Uma investigação oficial constatou que 53% dos 6.779 passaportes emitidos durante a vigência do programa foram entregues de maneira ilegal. Essa revelação destacou falhas sérias na verificação de antecedentes, criando um precedente preocupante: passaportes comprados poderiam ser revogados retroativamente caso o governo não seguisse suas próprias regras.
A decisão judicial que abateu Malta: ‘comercialização da cidadania’
A pressão contra os programas de CBI na União Europeia ganhou novo impulso através do sistema judiciário. A Comissão Europeia processou Malta, resultando em uma decisão que impactou toda a indústria de forma significativa.
Em abril de 2025, o Tribunal de Justiça da União Europeia decidiu que o programa maltesa viola o Direito da União. A corte afirmou que essa prática compromete a “confiança mútua” entre os estados-membros. O Tribunal caracterizou o programa como uma "comercialização da nacionalidade", concluindo que transformar cidadania em uma transação comercial, sem um “vínculo real”, coloca em risco o sistema da UE. Essa decisão torna praticamente inviável qualquer programa de CBI “instantâneo” na região.

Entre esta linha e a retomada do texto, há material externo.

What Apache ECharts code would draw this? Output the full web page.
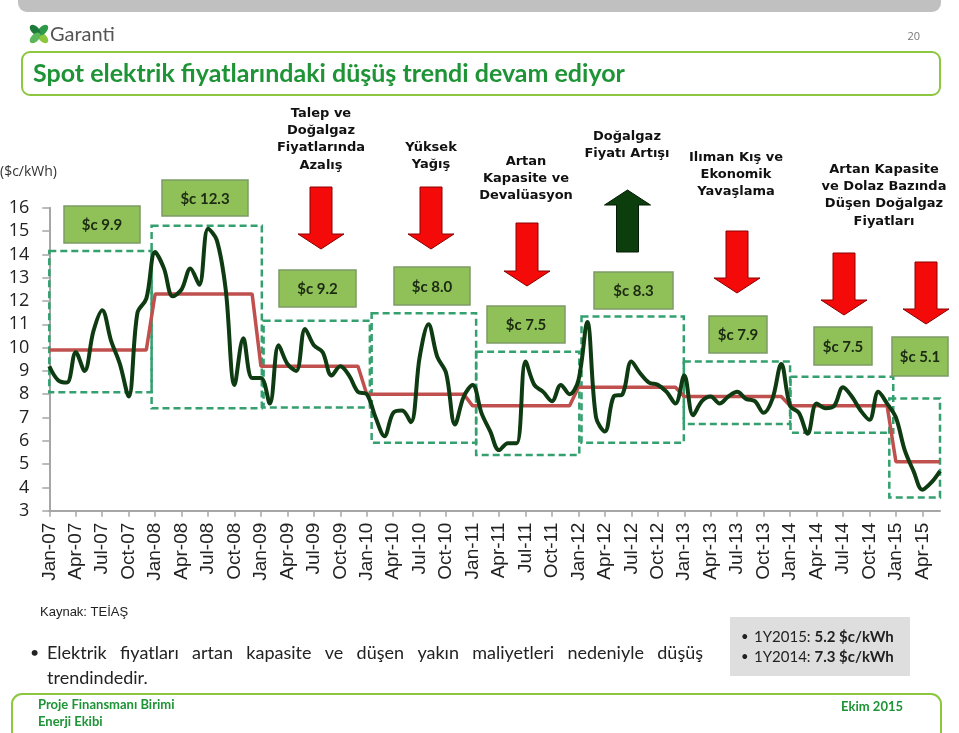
<!DOCTYPE html>
<html><head><meta charset="utf-8">
<script src="https://cdn.jsdelivr.net/npm/echarts@6/dist/echarts.min.js"></script>
<style>html,body{margin:0;padding:0;background:#fff}#c{width:959px;height:733px}</style>
</head><body><div id="c"></div>
<script>
// ---------- DATA ----------
const tickLabels = ['Jan-07','Apr-07','Jul-07','Oct-07','Jan-08','Apr-08','Jul-08','Oct-08',
  'Jan-09','Apr-09','Jul-09','Oct-09','Jan-10','Apr-10','Jul-10','Oct-10',
  'Jan-11','Apr-11','Jul-11','Oct-11','Jan-12','Apr-12','Jul-12','Oct-12',
  'Jan-13','Apr-13','Jul-13','Oct-13','Jan-14','Apr-14','Jul-14','Oct-14',
  'Jan-15','Apr-15'];
// monthly spot price, Jan-07 .. Jun-15 ($c/kWh)
const monthlyPrice = [
  9.2, 8.6, 8.5, 9.8, 9.0, 10.7, 11.6, 10.3, 9.3, 7.9, 11.5, 12.1,
  14.1, 13.4, 12.2, 12.5, 13.4, 12.7, 15.1, 14.6, 12.5, 8.4, 10.4, 8.7,
  8.7, 7.6, 10.1, 9.3, 9.0, 10.8, 10.1, 9.8, 8.8, 9.2, 8.8, 8.1,
  8.0, 7.0, 6.2, 7.2, 7.3, 6.8, 9.6, 11.0, 9.6, 8.9, 6.7, 7.9,
  8.4, 7.2, 6.4, 5.6, 5.9, 5.9, 9.4, 8.4, 8.1, 7.7, 8.4, 8.0,
  8.6, 11.1, 7.0, 6.4, 7.9, 8.0, 9.4, 8.9, 8.5, 8.4, 8.1, 7.6,
  8.8, 7.1, 7.7, 7.9, 7.6, 7.9, 8.1, 7.8, 7.7, 7.2, 7.8, 9.3,
  7.5, 7.2, 6.3, 7.6, 7.4, 7.5, 8.3, 7.9, 7.3, 6.9, 8.1, 7.6,
  7.0, 5.6, 4.7, 3.9, 4.2, 4.7
];
const yearAvg = [9.9, 12.3, 9.2, 8.0, 7.5, 8.3, 7.9, 7.5, 5.1];
const priceLabels = ['$c 9.9','$c 12.3','$c 9.2','$c 8.0','$c 7.5','$c 8.3','$c 7.9','$c 7.5','$c 5.1'];
// dashed range boxes (month index / value)
const boxStart = [0, 11.6, 24.3, 36.55, 48.4, 60.35, 71.95, 84.05, 95.25];
const boxEnd   = [11.6, 24.1, 36.35, 48.4, 60.1, 71.95, 84.0, 95.7, 101];
const boxLow   = [8.08, 7.4, 7.43, 5.92, 5.39, 5.92, 6.72, 6.35, 3.57];
const boxHigh  = [14.15, 15.23, 11.15, 11.47, 9.82, 11.33, 9.4, 8.75, 7.82];
const driverTexts = ['Talep ve\nDoğalgaz\nFiyatlarında\nAzalış','Yüksek\nYağış','Artan\nKapasite ve\nDevalüasyon',
  'Doğalgaz\nFiyatı Artışı','Ilıman Kış ve\nEkonomik\nYavaşlama','Artan Kapasite\nve Dolaz Bazında\nDüşen Doğalgaz\nFiyatları'];

// ---------- LAYOUT (pixels) ----------
const labelBoxes = [[64,206,76,37],[162,180,86,36],[279,270,77,37],[394,267,76,38],[487,306,78,37],
  [594,272,79,37],[709,316,58,37],[814,327,58,38],[892,337,56,39]];
const driverPos = [[321,104.5],[431,138.5],[526,152.5],[627,127.5],[736,148.5],[884,160.5]];
const arrowPos = [[321,187,249,'d'],[431,187,249,'d'],[527,223,286,'d'],[627.5,190,252,'u'],
  [737,231,293,'d'],[844,253,315,'d'],[926,262,324,'d']];

const greenData = monthlyPrice.map((v,i)=>[i,v]);
const redData = monthlyPrice.map((v,i)=>[i, yearAvg[Math.floor(i/12)]]);
const areas = boxStart.map((s,k)=>[{xAxis:s, yAxis:boxHigh[k]},{xAxis:boxEnd[k], yAxis:boxLow[k]}]);

const G = [];
// header bar
G.push({type:'rect', shape:{x:18,y:-12,width:923,height:24,r:9}, style:{fill:'#c0c0c0'}});
// logo
const petals = [['#8cc63f',-45],['#2e9a48',45],['#1e7a3a',135],['#5bb75b',225]];
petals.forEach(p=>{
  const a = p[1]*Math.PI/180;
  G.push({type:'ellipse', x:39+Math.cos(a)*5.5, y:34-Math.sin(a)*5.5, rotation:a,
    shape:{cx:0,cy:0,rx:6.5,ry:3.8}, style:{fill:p[0]}});
});
G.push({type:'text', x:50, y:35, style:{text:'Garanti', font:'20px Lato', fill:'#555', textVerticalAlign:'middle', verticalAlign:'middle'}});
G.push({type:'text', x:920, y:37, style:{text:'20', font:'11px "Open Sans"', fill:'#777', textAlign:'right', align:'right', textVerticalAlign:'middle', verticalAlign:'middle'}});
// title box
G.push({type:'rect', shape:{x:22,y:52,width:918,height:43,r:8}, style:{fill:'none', stroke:'#8dc63f', lineWidth:2}});
G.push({type:'text', x:33, y:74, style:{text:'Spot elektrik fiyatlarındaki düşüş trendi devam ediyor', font:'bold 25px Lato', fill:'#1e9436', textVerticalAlign:'middle', verticalAlign:'middle'}});
G.push({type:'text', x:0, y:172, style:{text:'($c/kWh)', font:'14px "Open Sans"', fill:'#333', textVerticalAlign:'middle', verticalAlign:'middle'}});
// driver texts
driverTexts.forEach((t,k)=>{
  G.push({type:'text', x:driverPos[k][0], y:driverPos[k][1], style:{text:t, font:'bold 13px "DejaVu Sans"', lineHeight:17.4, fill:'#111', textAlign:'center', align:'center', textVerticalAlign:'top', verticalAlign:'top'}});
});
// arrows
arrowPos.forEach(a=>{
  const [cx,t,b,d] = a; const sw=11, hw=23, hl=15;
  let pts;
  if (d==='d') pts=[[cx-sw,t],[cx+sw,t],[cx+sw,b-hl],[cx+hw,b-hl],[cx,b],[cx-hw,b-hl],[cx-sw,b-hl]];
  else pts=[[cx-sw,b],[cx+sw,b],[cx+sw,t+hl],[cx+hw,t+hl],[cx,t],[cx-hw,t+hl],[cx-sw,t+hl]];
  G.push({type:'polygon', shape:{points:pts}, style:d==='d'?{fill:'#f50a0a',stroke:'#8a0000',lineWidth:1}:{fill:'#0c3d0c',stroke:'#041a04',lineWidth:1}, z:5});
});
// price label boxes
priceLabels.forEach((t,k)=>{
  const [x,y,w,h] = labelBoxes[k];
  G.push({type:'rect', shape:{x:x,y:y,width:w,height:h}, style:{fill:'#8fc158', stroke:'#7d9a66', lineWidth:1.5}, z:5});
  G.push({type:'text', x:x+w/2, y:y+h/2+1, style:{text:t, font:'bold 15px Lato', fill:'#1c2a12', textAlign:'center', align:'center', textVerticalAlign:'middle', verticalAlign:'middle'}, z:6});
});
// source
G.push({type:'text', x:40, y:612, style:{text:'Kaynak: TEİAŞ', font:'13px "Liberation Sans"', fill:'#222', textVerticalAlign:'middle', verticalAlign:'middle'}});
// justified bullet line
const bulletWords = 'Elektrik fiyatları artan kapasite ve düşen yakın maliyetleri nedeniyle düşüş'.split(' ');
const mctx = document.createElement('canvas').getContext('2d');
mctx.font = '18px Lato';
const ww = bulletWords.map(w=>mctx.measureText(w).width);
const totalW = ww.reduce((a,b)=>a+b,0);
const gap = (703-47-totalW)/(bulletWords.length-1);
let xx = 47;
bulletWords.forEach((w,k)=>{
  G.push({type:'text', x:xx, y:653, style:{text:w, font:'18px Lato', fill:'#222', textVerticalAlign:'middle', verticalAlign:'middle'}});
  xx += ww[k]+gap;
});
G.push({type:'text', x:30, y:653, style:{text:'•', font:'16px Lato', fill:'#222', textVerticalAlign:'middle', verticalAlign:'middle'}});
G.push({type:'text', x:47, y:678, style:{text:'trendindedir.', font:'18px Lato', fill:'#222', textVerticalAlign:'middle', verticalAlign:'middle'}});
// gray box
G.push({type:'rect', shape:{x:730,y:617,width:180,height:59}, style:{fill:'#dedede'}});
[['1Y2015: ','5.2 $c/kWh',637],['1Y2014: ','7.3 $c/kWh',657]].forEach(r=>{
  G.push({type:'text', x:741, y:r[2], style:{text:'•', font:'13px Lato', fill:'#222', textVerticalAlign:'middle', verticalAlign:'middle'}});
  G.push({type:'text', x:754, y:r[2], style:{text:'{n|'+r[0]+'}{b|'+r[1]+'}', textVerticalAlign:'middle', verticalAlign:'middle',
    rich:{n:{font:'15px Lato', fill:'#222'}, b:{font:'bold 15px Lato', fill:'#222'}}}});
});
// footer
G.push({type:'rect', shape:{x:12,y:694,width:929,height:60,r:10}, style:{fill:'none', stroke:'#8dc63f', lineWidth:2}});
G.push({type:'text', x:38, y:705, style:{text:'Proje Finansmanı Birimi', font:'bold 13px Lato', fill:'#1e9436', textVerticalAlign:'middle', verticalAlign:'middle'}});
G.push({type:'text', x:38, y:722, style:{text:'Enerji Ekibi', font:'bold 13px Lato', fill:'#1e9436', textVerticalAlign:'middle', verticalAlign:'middle'}});
G.push({type:'text', x:903, y:707, style:{text:'Ekim 2015', font:'bold 13px Lato', fill:'#1e9436', textAlign:'right', align:'right', textVerticalAlign:'middle', verticalAlign:'middle'}});

const tickVals = tickLabels.map((_,k)=>k*3);
const chart = echarts.init(document.getElementById('c'), null, {renderer:'canvas'});
chart.setOption({
  animation:false,
  backgroundColor:'#fff',
  grid:{left:49.3, right:19, top:207.8, bottom:222.3, containLabel:false},
  xAxis:{type:'value', min:0, max:101, interval:3, splitLine:{show:false},
    axisLine:{show:true, lineStyle:{color:'#a6a6a6', width:2}},
    axisTick:{show:true, length:6, lineStyle:{color:'#a6a6a6', width:1.5}, customValues:tickVals},
    axisLabel:{rotate:90, margin:12, fontSize:19, fontFamily:'Liberation Sans', color:'#222', customValues:tickVals,
      formatter:v=>tickLabels[Math.round(v/3)]||''}},
  yAxis:{type:'value', min:3, max:16, interval:1, splitLine:{show:false},
    axisLine:{show:true, lineStyle:{color:'#a6a6a6', width:2}},
    axisTick:{show:true, length:7, lineStyle:{color:'#a6a6a6', width:1.5}},
    axisLabel:{margin:20, fontSize:18, fontFamily:'Open Sans', color:'#222'}},
  series:[
    {type:'line', data:redData, symbol:'none', lineStyle:{color:'#c0504d', width:3.5}, z:2},
    {type:'line', data:greenData, symbol:'none', smooth:0.35, lineStyle:{color:'#0e3b12', width:4}, z:3,
      markArea:{silent:true, itemStyle:{color:'rgba(0,0,0,0)', borderColor:'#33a06e', borderWidth:2.5, borderType:[7,4]}, data:areas}}
  ],
  graphic:G
});
</script></body></html>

Vale a pena? O risco sistêmico da cidadania comprada
Hoje, o cenário de risco para os milionários está mudando drasticamente. O que antes parecia ser uma forma rápida de garantir cidadania agora envolve riscos reputacionais e financeiros significativos. Entidades internacionais como o FATF e a OECD estão cada vez mais identificando esses programas como potenciais meios para lavagem de dinheiro e evasão fiscal.
Essa pressão tem levado os programas do Caribe a buscar formas de se manterem relevantes e legítimos. O valor de passaportes a partir de US$ 100 mil se concentra no benefício da entrada sem visto no Espaço Schengen, um privilégio que pode ser retirado pela UE a qualquer momento, como já ocorreu com Vanuatu. Assim, o “Plano B” mais seguro tende a ser aquele que exige um vínculo genuíno com o novo país, mesmo que seja um processo mais lento.
O mercado de “passaportes dourados” está em um ponto de inflexão, refletindo a busca dos milionários por segurança em meio a uma crescente pressão por integridade por parte dos governos.